*Objective:*
Lines that include the word "script" are the ones to copy.

===== Supplied data

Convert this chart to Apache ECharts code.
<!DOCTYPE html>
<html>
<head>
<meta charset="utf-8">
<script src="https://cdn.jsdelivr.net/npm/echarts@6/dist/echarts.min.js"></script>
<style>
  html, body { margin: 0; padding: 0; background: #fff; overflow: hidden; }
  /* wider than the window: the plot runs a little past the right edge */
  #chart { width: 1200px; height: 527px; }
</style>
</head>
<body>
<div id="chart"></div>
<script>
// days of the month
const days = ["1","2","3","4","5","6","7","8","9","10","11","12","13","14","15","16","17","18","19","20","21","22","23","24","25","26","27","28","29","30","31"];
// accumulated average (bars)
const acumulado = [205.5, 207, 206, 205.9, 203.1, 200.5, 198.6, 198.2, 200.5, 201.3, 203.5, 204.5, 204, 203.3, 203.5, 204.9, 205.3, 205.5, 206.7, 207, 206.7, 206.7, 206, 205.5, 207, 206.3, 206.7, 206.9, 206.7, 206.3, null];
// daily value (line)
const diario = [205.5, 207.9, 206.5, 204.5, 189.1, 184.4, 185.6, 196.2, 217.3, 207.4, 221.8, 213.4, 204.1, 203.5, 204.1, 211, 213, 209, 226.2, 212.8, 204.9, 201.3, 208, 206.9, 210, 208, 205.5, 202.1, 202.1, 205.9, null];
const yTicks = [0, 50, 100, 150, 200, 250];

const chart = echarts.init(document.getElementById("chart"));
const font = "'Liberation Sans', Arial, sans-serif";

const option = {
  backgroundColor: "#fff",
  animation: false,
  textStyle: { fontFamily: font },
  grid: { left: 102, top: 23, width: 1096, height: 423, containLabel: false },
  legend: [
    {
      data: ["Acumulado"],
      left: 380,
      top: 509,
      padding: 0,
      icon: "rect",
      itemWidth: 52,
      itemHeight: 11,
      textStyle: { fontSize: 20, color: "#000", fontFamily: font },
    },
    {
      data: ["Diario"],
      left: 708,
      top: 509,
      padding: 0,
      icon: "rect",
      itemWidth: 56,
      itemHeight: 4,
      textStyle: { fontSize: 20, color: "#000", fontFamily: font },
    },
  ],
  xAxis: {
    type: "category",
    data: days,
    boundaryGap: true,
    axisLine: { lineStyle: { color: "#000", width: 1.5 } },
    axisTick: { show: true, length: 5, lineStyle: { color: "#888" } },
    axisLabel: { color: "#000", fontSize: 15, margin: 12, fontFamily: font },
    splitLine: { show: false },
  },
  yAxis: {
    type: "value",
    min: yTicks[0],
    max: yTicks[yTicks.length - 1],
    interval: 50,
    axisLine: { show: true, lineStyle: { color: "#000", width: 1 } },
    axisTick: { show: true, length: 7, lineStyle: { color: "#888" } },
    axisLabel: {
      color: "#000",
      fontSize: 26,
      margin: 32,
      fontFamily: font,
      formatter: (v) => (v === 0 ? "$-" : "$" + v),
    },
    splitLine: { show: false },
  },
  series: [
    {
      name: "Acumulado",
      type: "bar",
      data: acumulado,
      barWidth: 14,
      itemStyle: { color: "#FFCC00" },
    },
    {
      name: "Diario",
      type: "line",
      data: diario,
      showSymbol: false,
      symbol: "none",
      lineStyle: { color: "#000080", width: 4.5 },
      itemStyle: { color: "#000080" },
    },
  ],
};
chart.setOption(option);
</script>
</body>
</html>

==========
===== Supplied data

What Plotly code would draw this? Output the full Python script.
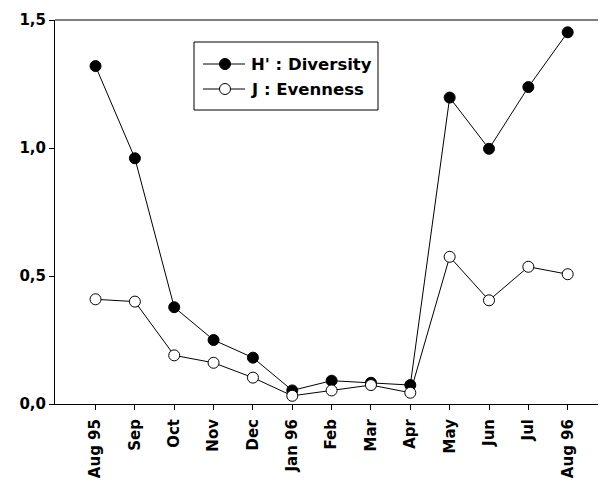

==========

*Reply:*
<script src="https://cdn.jsdelivr.net/npm/echarts@6/dist/echarts.min.js"></script>
<script>
</script>
What Plotly code would draw this? Output the full Python script.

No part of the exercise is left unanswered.